Make the Best Damn Burger

Labor Day approaches. The barbecue your significant other planned is coming at you faster than your brother-in-law when you say the words “Double IPA.” And you need to find a way to impress 10 more-than-buzzed visitors.

Marty’s bringing the home-rubbed chicken thighs. Kim’s covering the lamb lollipops. Ashley’s holding it down with her famous soy-grazed tofu with fried okra. But there’s just that one missing piece of the puzzle, the perfect companion to a plastic plate and a handful of Cape Cod potato chips… The burger.

How do you fulfill this need? By purchasing Trader Joe’s Thai Sweet Chili Veggie Burgers, and cooking them in a PAN like it’s a Tuesday night and you stayed at work too long to make a proper meal? Fuck no! You’re making BEEF burgers, because as long as you’re still making up excuses to skip off work early every Friday, it’s still SUMMERTIME.

First, get some beef. Ground chuck from any grocery store is fine, shoot for 80% lean, 20% fat to have the proper drip factor (read: flavor) when you’re pounding these babies a few hours from now. About four pounds for eight people works, but just figure half a pound per burger. Grab a couple of sweet onions (yellow or Vidalias will serve you well), some plain breadcrumbs, and a head of garlic, while you’re at it.

Take the beef out of the package, and this is important: don’t mess with it too much. Ground meat sticks to ground meat when you squeeze and futz with it, and the more this happens, the denser and dryer your burger will be.

Put your beef in a large mixing bowl. Next, you’ll want to take an onion (about one for every four pounds of beef) and chop it up really small. Think pinky nail-sized. Toss it in with the beef. I like to throw the chopped onion in a pan with a bit of oil and cook it before I mix it in with the beef, because the sweetness of the cooked onions pairs well with the sauces we’re about to add with the burger.

Now, you’re going to toss in a half cup of breadcrumbs, a couple of eggs, and a few tablespoons of soy sauce and Worcestershire sauce. Finally, smash two or three cloves of garlic with the side of your knife, chop them up, and add those, too.

Wet your hands, and prepare to get dirty. Gently mash the meat mixture together with your hands, and, once thoroughly mixed, start pulling out fistfuls of meat and loosely forming patties. Once you’ve got these patties down, liberally salt them. This seals the all-important juices in side.

Fire up your grill.
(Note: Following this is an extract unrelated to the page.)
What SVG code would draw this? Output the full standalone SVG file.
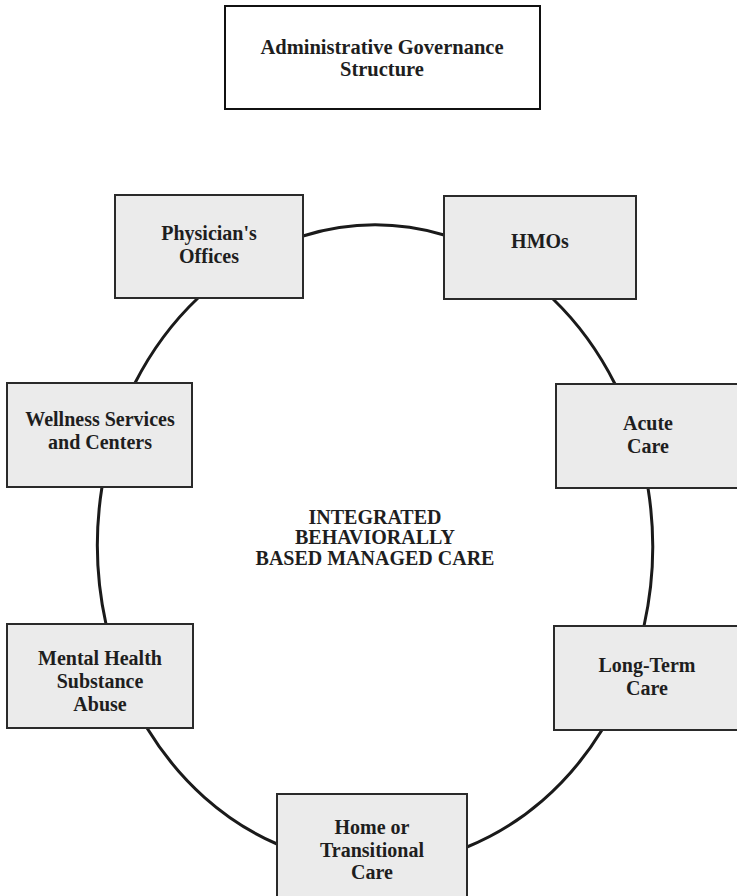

Whether it’s propane, or you’re using a $20 Wal-Mart charcoal grill, you’re going to want to get it hot on one side. Either peg the propane at high on one side and medium-low on the other, or stack the charcoal up on one half of the pit. Once your grill thermometer is reading, oh, 450 or 500 degrees, put those raw burgers on the cooler side of the grill.

Have a meat thermometer handy. Flip them once or twice, as needed, but do not, under any circumstances, smash down your burger with your spatula. I know you’re trying to impress all of the COOL NEW BARBECUE friends you’ve made since your Labor Day barbecue with the FLAMES that sprout when you press those burgers down. And you’re right, OOOOOOO FIRE. But when you do this, you’re losing precious flavor.

Cook on the cool side of the grill until your burger reads about 120 degrees (for medium rare, about 5–10 degrees higher for medium) on your trusty meat thermometer.

Transfer them over to the HOT part of the grill, and cook for about 30 seconds to get that nice, brown crust on the outside of your burger. Flip it, and toss some cheese on top. I like a nice aged cheddar, but if you prefer American, Gouda, or even a BLEU cheese, you wouldn’t be wrong. Roast in that hot section for another 30 seconds, before transferring them to a plate.

Let them rest for about ten minutes before serving. Put them on a potato roll, and top however you like. I go for a bit of ketchup, sriracha, and some avocado slices, but I wouldn’t fault you if you wanted some bacon, bibb lettuce, mustard, relish or dill pickles, tomatoes, or red onions.

And now, hey! Look at YOU, you big burger maker, you just made the best damn burgers your guests will ever eat!